Cotytto, a Thracian goddess worshipped in particularly licentious rites, appears in Milton's Comus:

Goddesse of Nocturnal sport
Dark vaild Cotytto, t' whom the secret flame
Of mid-night Torches burns; mysterious Dame
That ne're art call'd, but when the Dragon woom
Of Stygian darknes spets her thickest gloom,
And makes one blot of all the ayr. [ll. 129-36; text transcribed by Judith Bass at U. of Oregon site]

Astarte and Ashtaroth were Middle-Eastern analogues to Venus (or Aphrodite) whose worship entailed male castration or human sacrifice. Rossetti's 1877 painting Astarte Syriaca is also known as Venus Astarte. Here as throughout much of the poem, Swinburne emphasizes the more painful, even crueler, aspects of physical love and desire.

Tares: Matthew 13: 25-40 relates the parable of separating the wheat from the chaff as a way of indicating who will go to heaven:

But while men slept, his enemy came and sowed tares among the wheat, and went his way.
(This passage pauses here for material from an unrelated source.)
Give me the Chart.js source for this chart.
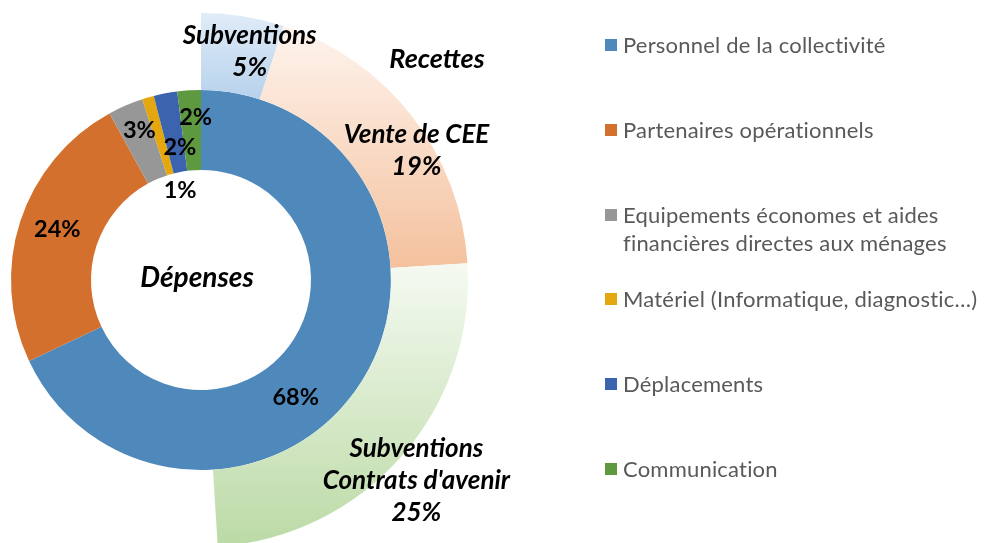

But when the blade was sprung up, and brought forth fruit, then appeared the tares also. So the servants of the householder came and said unto him, Sir, didst not thou sow good seed in thy field? from whence then hath it tares? He said unto them, An enemy hath done this. The servants said unto him, Wilt thou then that we go and gather them up? But he said, Nay; lest while ye gather up the tares, ye root up also the wheat with them. Let both grow together until the harvest: and in the time of harvest I will say to the reapers, Gather ye together first the tares, and bind them in bundles to burn them: but gather the wheat into my barn.
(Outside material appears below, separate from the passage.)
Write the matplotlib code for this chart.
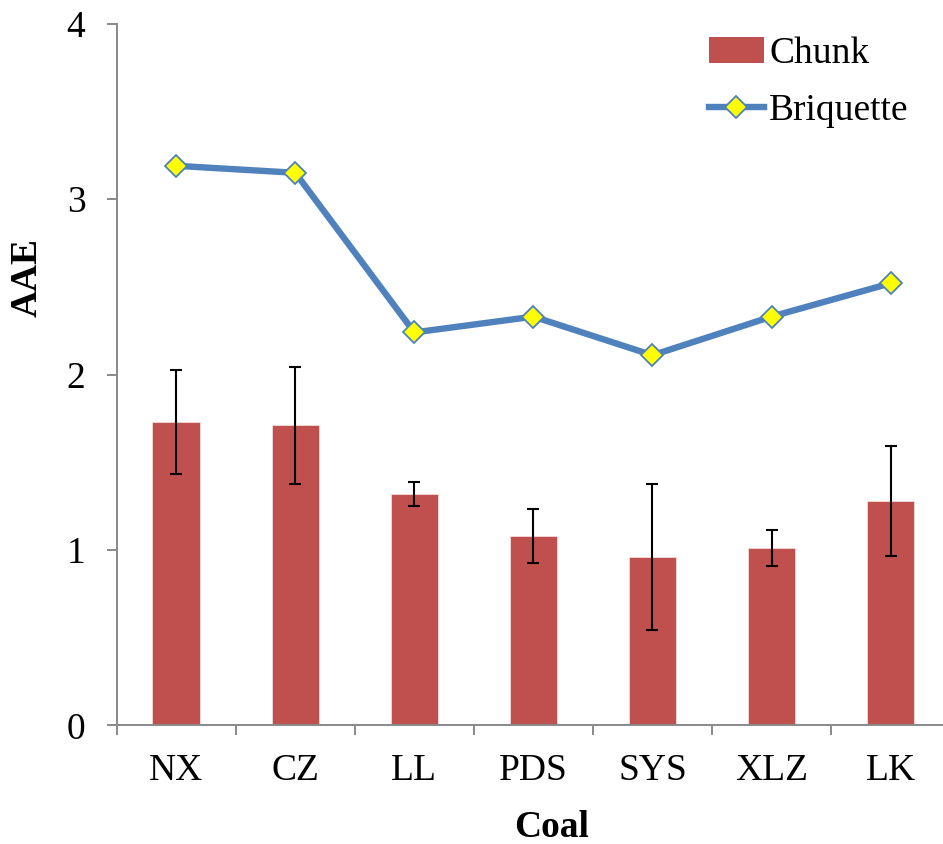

Another parable put he forth unto them, saying, The kingdom of heaven is like to a grain of mustard seed, which a man took, and sowed in his field: Which indeed is the least of all seeds: but when it is grown, it is the greatest among herbs, and becometh a tree, so that the birds of the air come and lodge in the branches thereof.

Another parable spake he unto them; The kingdom of heaven is like unto leaven, which a woman took, and hid in three measures of meal, till the whole was leavened.
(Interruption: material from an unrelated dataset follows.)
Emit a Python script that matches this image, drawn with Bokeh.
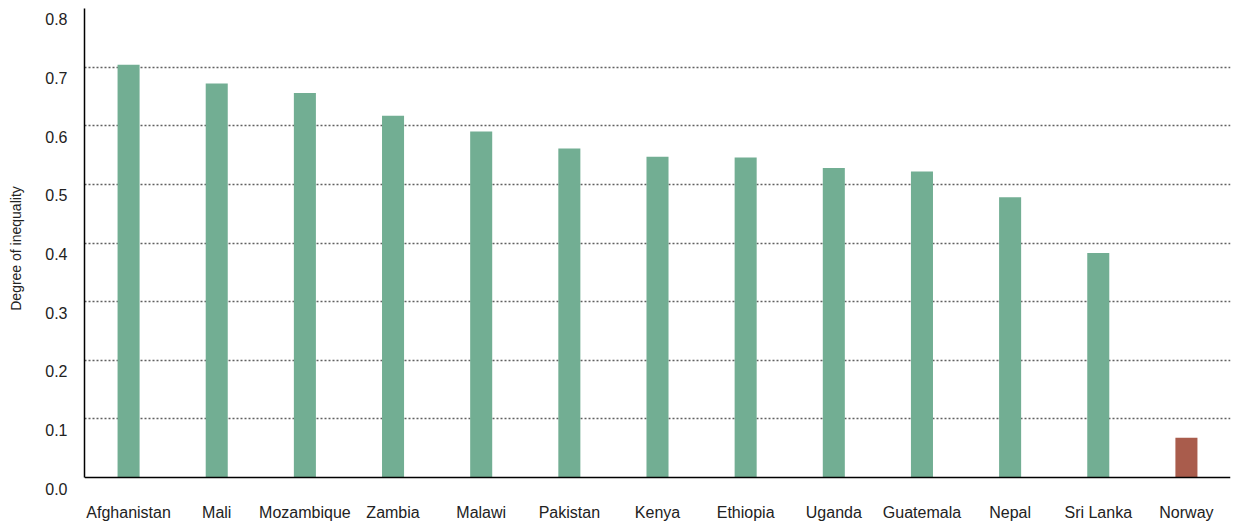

All these things spake Jesus unto the multitude in parables; and without a parable spake he not unto them: That it might be fulfilled which was spoken by the prophet, saying, I will open my mouth in parables; I will utter things which have been kept secret from the foundation of the world. Then Jesus sent the multitude away, and went into the house: and his disciples came unto him, saying, Declare unto us the parable of the tares of the field. He answered and said unto them, He that soweth the good seed is the Son of man; The field is the world; the good seed are the children of the kingdom; but the tares are the children of the wicked one; The enemy that sowed them is the devil; the harvest is the end of the world; and the reapers are the angels. As therefore the tares are gathered and burned in the fire; so shall it be in the end of this world.

Swinburne typically here both shows his close knowledge of scripture and parodies it, casting doubt on the truths of Christianity.

Catullus, Carm. xviii [Swinburne's note in Latin]: Here, in Whigam's translation, is all of poem 18:

I dedicate, I consecrate this grove to thee,
Priapus, whose home and woodlands are at Lampsacus;
there, among the coastal cities of the Hellespont,
they chiefly worship thee:
                         their shores are rich in oysters!

Oysters are mentioned, of course, because legend had it that they promoted both sexual desire and potency.

References

The Poems of Algernon Charles Swinburne, 6 volumes, London: Chatto & Windus, 1904.

Swinburne: Selected Poetry and Prose. Ed. John D. Rosenberg. New York: Modern Library, 1968.